Actuellement, nous disposons de 6 000 à 6 500 soldats en opérations extérieures. Nous devons donc procéder à une augmentation de 40 % de ce potentiel et ce malgré la diminution du nombre global de nos soldats, ce qui suppose une évolution très importante de la mentalité, de l'équipement et de l'engagement de nos troupes.

Les effectifs du ministère seront également réduits, passant de 3 500 à 2 000 personnes, afin de mieux gérer nos fonctions de commandement : trop de responsabilités ont été déléguées au ministère et trop peu aux armées. Il convient de changer la donne, mais nous ne pouvons le faire seuls, car les opérations auxquelles nous participons sont modulaires et internationales. Cela rejoint « l'initiative de Gand » pour l'Union européenne ou la smart defence pour l'OTAN. Il faudrait que le plus grand nombre possible de pays y participent, dont la France et l'Allemagne. Les ministres français et allemand de la défense ont d'ailleurs signé en décembre dernier une déclaration commune sur de nombreux domaines de coopération, dont la poursuite est incluse dans le présent dialogue stratégique.

Dans ce dialogue entre nos deux États, nous devons être francs et honnêtes. Or nous avons tendance à parler beaucoup de ce qui nous réunit et peu de ce qui nous sépare. Entre partenaires et amis, il faut pourtant savoir de quoi on parle, sur quoi on est d'accord, sur quoi on ne l'est pas, si l'on veut pouvoir élaborer une stratégie commune.

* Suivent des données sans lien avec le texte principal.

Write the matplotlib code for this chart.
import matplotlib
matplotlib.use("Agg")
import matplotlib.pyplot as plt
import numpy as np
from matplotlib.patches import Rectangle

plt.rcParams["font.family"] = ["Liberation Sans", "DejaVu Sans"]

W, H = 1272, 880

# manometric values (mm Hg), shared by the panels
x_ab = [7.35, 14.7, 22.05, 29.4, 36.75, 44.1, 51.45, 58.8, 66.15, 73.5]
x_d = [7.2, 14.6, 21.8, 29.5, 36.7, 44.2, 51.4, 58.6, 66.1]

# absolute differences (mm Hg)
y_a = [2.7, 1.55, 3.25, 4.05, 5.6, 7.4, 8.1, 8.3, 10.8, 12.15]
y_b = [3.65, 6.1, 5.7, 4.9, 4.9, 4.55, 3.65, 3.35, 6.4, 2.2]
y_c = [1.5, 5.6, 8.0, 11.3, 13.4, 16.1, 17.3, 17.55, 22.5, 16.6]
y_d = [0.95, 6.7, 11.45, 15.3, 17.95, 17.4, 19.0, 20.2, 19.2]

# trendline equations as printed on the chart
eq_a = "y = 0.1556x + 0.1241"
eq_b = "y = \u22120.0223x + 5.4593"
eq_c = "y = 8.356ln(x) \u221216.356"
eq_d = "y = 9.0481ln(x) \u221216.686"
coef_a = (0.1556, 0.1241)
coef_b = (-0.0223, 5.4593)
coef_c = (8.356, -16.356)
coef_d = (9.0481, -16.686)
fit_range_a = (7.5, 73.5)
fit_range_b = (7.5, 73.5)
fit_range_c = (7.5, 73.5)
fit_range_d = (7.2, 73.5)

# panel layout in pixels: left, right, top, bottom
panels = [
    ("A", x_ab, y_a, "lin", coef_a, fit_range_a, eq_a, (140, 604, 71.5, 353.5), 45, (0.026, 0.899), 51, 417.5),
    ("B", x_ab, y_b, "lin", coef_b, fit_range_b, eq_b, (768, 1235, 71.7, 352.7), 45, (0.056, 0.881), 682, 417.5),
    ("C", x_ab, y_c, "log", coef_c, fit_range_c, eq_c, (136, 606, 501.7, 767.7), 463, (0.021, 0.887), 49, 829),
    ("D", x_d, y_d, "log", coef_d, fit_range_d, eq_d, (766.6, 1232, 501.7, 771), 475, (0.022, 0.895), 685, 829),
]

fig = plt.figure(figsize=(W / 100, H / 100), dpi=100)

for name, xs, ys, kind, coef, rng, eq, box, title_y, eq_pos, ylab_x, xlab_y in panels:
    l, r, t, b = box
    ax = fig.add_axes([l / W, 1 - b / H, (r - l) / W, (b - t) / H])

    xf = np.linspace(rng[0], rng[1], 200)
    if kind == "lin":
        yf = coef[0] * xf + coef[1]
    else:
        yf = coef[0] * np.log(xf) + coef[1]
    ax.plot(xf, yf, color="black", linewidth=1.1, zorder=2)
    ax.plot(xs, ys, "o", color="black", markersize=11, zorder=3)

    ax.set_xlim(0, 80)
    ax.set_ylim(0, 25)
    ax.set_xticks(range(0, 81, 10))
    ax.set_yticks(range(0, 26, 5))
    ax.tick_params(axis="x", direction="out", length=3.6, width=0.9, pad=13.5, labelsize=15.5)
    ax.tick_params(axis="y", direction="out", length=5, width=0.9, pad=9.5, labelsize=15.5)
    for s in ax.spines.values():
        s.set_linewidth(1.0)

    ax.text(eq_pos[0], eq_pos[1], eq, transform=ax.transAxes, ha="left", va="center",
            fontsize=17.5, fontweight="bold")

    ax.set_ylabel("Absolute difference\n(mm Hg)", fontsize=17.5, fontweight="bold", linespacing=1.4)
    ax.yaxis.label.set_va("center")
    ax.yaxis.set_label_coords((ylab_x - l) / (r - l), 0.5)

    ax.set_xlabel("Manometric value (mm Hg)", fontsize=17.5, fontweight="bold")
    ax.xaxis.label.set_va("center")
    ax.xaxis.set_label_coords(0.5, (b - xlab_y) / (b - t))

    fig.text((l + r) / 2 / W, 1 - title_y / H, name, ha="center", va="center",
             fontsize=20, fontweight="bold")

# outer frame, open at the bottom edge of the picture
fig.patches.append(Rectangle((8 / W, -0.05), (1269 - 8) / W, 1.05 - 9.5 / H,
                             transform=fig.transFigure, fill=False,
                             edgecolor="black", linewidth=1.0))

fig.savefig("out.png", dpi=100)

Nous avons par exemple des traditions historiques différentes. Nous ne sommes pas nécessairement d'accord sur l'Union pour la Méditerranée ou sur le Conseil de la Baltique. Pourquoi ne pas adopter un partage des tâches, en nous reconnaissant mutuellement la capacité de les mener à bien ?

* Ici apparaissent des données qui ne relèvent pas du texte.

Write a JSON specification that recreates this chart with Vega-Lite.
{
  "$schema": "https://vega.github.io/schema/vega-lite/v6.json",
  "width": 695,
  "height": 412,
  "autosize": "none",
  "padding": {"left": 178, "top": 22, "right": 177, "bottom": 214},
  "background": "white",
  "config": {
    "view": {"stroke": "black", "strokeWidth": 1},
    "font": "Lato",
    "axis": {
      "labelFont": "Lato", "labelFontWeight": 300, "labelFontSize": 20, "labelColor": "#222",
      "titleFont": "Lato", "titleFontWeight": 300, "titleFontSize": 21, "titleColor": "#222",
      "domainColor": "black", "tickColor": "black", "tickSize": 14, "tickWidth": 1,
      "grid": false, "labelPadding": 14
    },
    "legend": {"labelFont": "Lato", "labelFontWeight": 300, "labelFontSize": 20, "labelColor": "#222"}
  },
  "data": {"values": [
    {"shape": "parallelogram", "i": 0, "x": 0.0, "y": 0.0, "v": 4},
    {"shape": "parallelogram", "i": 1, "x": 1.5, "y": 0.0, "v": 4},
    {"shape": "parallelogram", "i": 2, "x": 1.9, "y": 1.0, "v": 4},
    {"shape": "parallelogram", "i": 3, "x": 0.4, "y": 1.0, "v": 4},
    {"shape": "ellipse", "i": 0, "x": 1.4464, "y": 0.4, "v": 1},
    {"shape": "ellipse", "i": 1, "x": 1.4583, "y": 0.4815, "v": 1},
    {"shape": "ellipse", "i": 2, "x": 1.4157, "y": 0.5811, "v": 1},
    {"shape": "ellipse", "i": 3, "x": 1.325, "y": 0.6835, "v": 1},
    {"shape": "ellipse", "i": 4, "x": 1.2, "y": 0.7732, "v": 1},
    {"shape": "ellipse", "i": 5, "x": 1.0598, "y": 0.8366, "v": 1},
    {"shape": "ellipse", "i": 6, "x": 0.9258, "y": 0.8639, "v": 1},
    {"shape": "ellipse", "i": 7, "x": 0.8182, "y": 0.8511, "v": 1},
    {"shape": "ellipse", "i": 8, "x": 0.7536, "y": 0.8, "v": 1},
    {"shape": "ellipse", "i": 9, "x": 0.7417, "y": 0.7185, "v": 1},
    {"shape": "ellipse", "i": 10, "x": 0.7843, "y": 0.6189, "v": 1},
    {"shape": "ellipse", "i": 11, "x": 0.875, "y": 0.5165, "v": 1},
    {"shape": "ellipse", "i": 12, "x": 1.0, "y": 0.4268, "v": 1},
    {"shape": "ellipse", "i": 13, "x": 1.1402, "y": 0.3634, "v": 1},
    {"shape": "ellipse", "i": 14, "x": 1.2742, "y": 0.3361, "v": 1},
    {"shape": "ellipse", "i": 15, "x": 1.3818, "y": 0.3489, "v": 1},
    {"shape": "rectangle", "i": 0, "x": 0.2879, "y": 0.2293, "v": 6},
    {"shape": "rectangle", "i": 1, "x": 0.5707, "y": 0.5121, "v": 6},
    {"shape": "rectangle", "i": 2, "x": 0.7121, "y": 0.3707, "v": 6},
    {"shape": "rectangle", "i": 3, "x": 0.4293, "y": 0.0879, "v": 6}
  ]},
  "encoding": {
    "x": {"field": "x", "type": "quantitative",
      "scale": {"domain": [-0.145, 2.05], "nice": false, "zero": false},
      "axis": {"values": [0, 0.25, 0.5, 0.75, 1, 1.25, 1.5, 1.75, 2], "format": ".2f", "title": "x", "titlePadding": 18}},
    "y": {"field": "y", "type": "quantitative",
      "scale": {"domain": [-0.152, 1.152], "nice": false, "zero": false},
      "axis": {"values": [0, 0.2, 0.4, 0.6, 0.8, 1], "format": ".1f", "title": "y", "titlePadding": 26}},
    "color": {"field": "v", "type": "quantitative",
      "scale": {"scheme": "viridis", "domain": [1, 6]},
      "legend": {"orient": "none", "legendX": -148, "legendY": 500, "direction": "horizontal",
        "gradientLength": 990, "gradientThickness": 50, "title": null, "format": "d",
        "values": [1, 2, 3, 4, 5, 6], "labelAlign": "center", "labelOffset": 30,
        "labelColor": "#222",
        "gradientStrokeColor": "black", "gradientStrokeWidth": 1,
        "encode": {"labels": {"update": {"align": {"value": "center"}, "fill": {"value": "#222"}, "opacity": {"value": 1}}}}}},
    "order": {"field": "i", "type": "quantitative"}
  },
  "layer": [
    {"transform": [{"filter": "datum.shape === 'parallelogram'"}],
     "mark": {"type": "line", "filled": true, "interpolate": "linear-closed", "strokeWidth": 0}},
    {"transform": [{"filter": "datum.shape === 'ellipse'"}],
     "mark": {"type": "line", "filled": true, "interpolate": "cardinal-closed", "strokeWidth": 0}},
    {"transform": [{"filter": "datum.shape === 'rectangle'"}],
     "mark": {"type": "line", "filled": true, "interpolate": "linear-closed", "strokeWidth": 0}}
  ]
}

Nous avons également des traditions différentes en matière d'implication du Parlement. Dans le système constitutionnel allemand, le Parlement joue un très grand rôle, mais cela ne nous fait pas perdre pour autant notre capacité d'action : on a pu le vérifier cette semaine s'agissant du Soudan. Réciproquement, j'ai entendu dire que l'influence du Parlement français avait été renforcée. Peut-être sommes-nous en train de nous rapprocher, l'Allemagne donnant davantage de poids à l'exécutif et la France au législatif ? Certes, nos systèmes restent très différents avec un régime présidentiel dans un cas et un gouvernement de coalition dans l'autre, mais on peut fort bien s'en accommoder.

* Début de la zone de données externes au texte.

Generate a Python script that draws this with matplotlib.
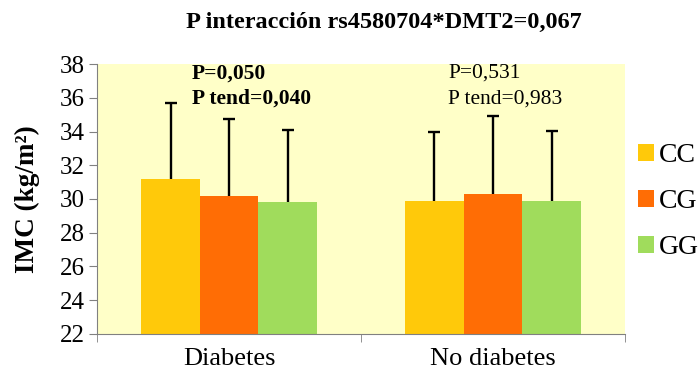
import matplotlib.pyplot as plt
import numpy as np

plt.rcParams['font.family'] = ['Liberation Serif', 'DejaVu Serif']

groups = ["Diabetes", "No diabetes"]
genotypes = ["CC", "CG", "GG"]
means = {
    "CC": [31.2, 29.9],
    "CG": [30.2, 30.3],
    "GG": [29.8, 29.9],
}
upper = {
    "CC": [35.7, 33.95],
    "CG": [34.75, 34.9],
    "GG": [34.1, 34.05],
}
colors = {"CC": "#FFC90A", "CG": "#FF6D05", "GG": "#A0DC5C"}
p_texts = [("P=0,050", "P tend=0,040", "bold"), ("P=0,531", "P tend=0,983", "normal")]

fig = plt.figure(figsize=(6.99, 3.73), dpi=100)
ax = fig.add_axes([0.139, 0.105, 0.755, 0.723])
ax.set_facecolor("#FFFFC8")

x = np.arange(len(groups))
w = 0.222
for i, g in enumerate(genotypes):
    pos = x + (i - 1) * w
    vals = np.array(means[g])
    top = np.array(upper[g])
    ax.bar(pos, vals - 22, bottom=22, width=w, color=colors[g], label=g, zorder=2)
    # upper error bar only
    ax.vlines(pos, vals, top, color="black", lw=1.7, zorder=3)
    ax.scatter(pos, top, marker="_", s=70, color="black", linewidths=1.7, zorder=3)

ax.set_xlim(-0.5, 1.5)
ax.set_ylim(22, 38)
ax.set_yticks(range(22, 39, 2))
ax.set_xticks(x)
ax.set_xticklabels(groups, fontsize=19)
ax.set_xticks([-0.5, 0.5, 1.5], minor=True)
ax.tick_params(axis="x", which="minor", length=6, color="#808080")
ax.tick_params(axis="y", labelsize=18, length=6, color="#808080", direction="out", pad=3)
ax.tick_params(axis="x", which="major", length=0, pad=10)
for s in ["top", "right"]:
    ax.spines[s].set_visible(False)
ax.spines["left"].set_color("#808080")
ax.spines["bottom"].set_color("#808080")

ax.set_ylabel("IMC (kg/m²)", fontsize=19.5, fontweight="bold", labelpad=14)

offsets = [-0.14, -0.17]
for gi, (t1, t2, wt) in enumerate(p_texts):
    xt = x[gi] + offsets[gi]
    ax.text(xt, 37.45, t1, fontsize=15.5, fontweight=wt, ha="left", va="center")
    ax.text(xt, 35.95, t2, fontsize=15.5, fontweight=wt, ha="left", va="center")

fig.text(0.549, 0.94, "P interacción rs4580704*DMT2=0,067", fontsize=17.5,
         fontweight="bold", ha="center", va="center")

ax.legend(loc="center left", bbox_to_anchor=(1.015, 0.49), frameon=False,
          fontsize=20, handlelength=0.55, handleheight=0.55, handletextpad=0.2,
          labelspacing=0.75, borderaxespad=0.0, borderpad=0.2)

fig.savefig("out.png", dpi=100)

J'aimerais maintenant vous présenter quelques sujets de réflexion pour le dialogue stratégique entre nos deux pays. Il faudrait d'abord faire un bilan critique de nos très nombreuses instances de dialogue. Sont-elles toutes efficaces ? Quand j'étais chef de la Chancellerie, j'ai participé à plusieurs réunions du Conseil franco-allemand de défense et de sécurité qui ne duraient que quelques minutes parce que tout avait été décidé en amont ! Peut-être faudrait-il en tirer les conséquences.

Par ailleurs, nos réalisations communes restent trop souvent symboliques. Nous sommes très fiers de la brigade franco-allemande, mais elle n'est jamais partie en opérations. Ne faudrait-il pas réfléchir à un concept d'engagement ? Cela suppose des formations, des exercices, des équipements en commun ainsi qu'un partage des tâches.

S'agissant de l'armement, il existe des projets européens, des projets franco-allemands et des projets nationaux. Or, nous ne parvenons même pas à faire un hélicoptère qui soit parfaitement identique dans nos deux pays ! Il en est de même pour beaucoup de grands projets, ce qui allonge les délais, augmente les coûts et complique le fonctionnement commun.

Sur certains projets, nous sommes réellement partenaires et nous faisons tout ensemble. Sur d'autres, nous préférons conserver nos capacités nationales ; en Inde, par exemple, nous sommes en concurrence sur un projet d'avion. Pourquoi ne pas l'assumer ? Si nous parvenions à discuter de ces approches différentes avec honnêteté et franchise, nous ferions un grand pas vers une stratégie commune.

Il faudrait également mieux se partager le travail au plan international, en se répartissant les différentes régions du monde et en définissant les rôles de chacun dans les structures de coopération internationale ; cela pose des problèmes de langue, de compétence interculturelle, de préparation des engagements, de soutien économique et financier.

Voilà une partie des questions que nous pourrions aborder ensemble. Je ne crois pas que nous puissions d'ores et déjà y répondre. Aboutira-t-on à un document conjoint des ministres de la défense, à une résolution commune entre nos deux pays, à une modification du traité de l'Élysée ou simplement à un agenda pratique ? Je l'ignore ; l'important, c'est d'engager le dialogue.

Pour conclure, je rappellerai un propos du général de Gaulle, adressé à Konrad Adenauer : « Tout ce que les Français et les Allemands pourront faire dans le domaine de la défense nous rapprochera et nous fera avancer. Si nous ne faisons rien dans ce domaine, bientôt nous n'aurons plus rien à nous dire non plus au plan politique. ».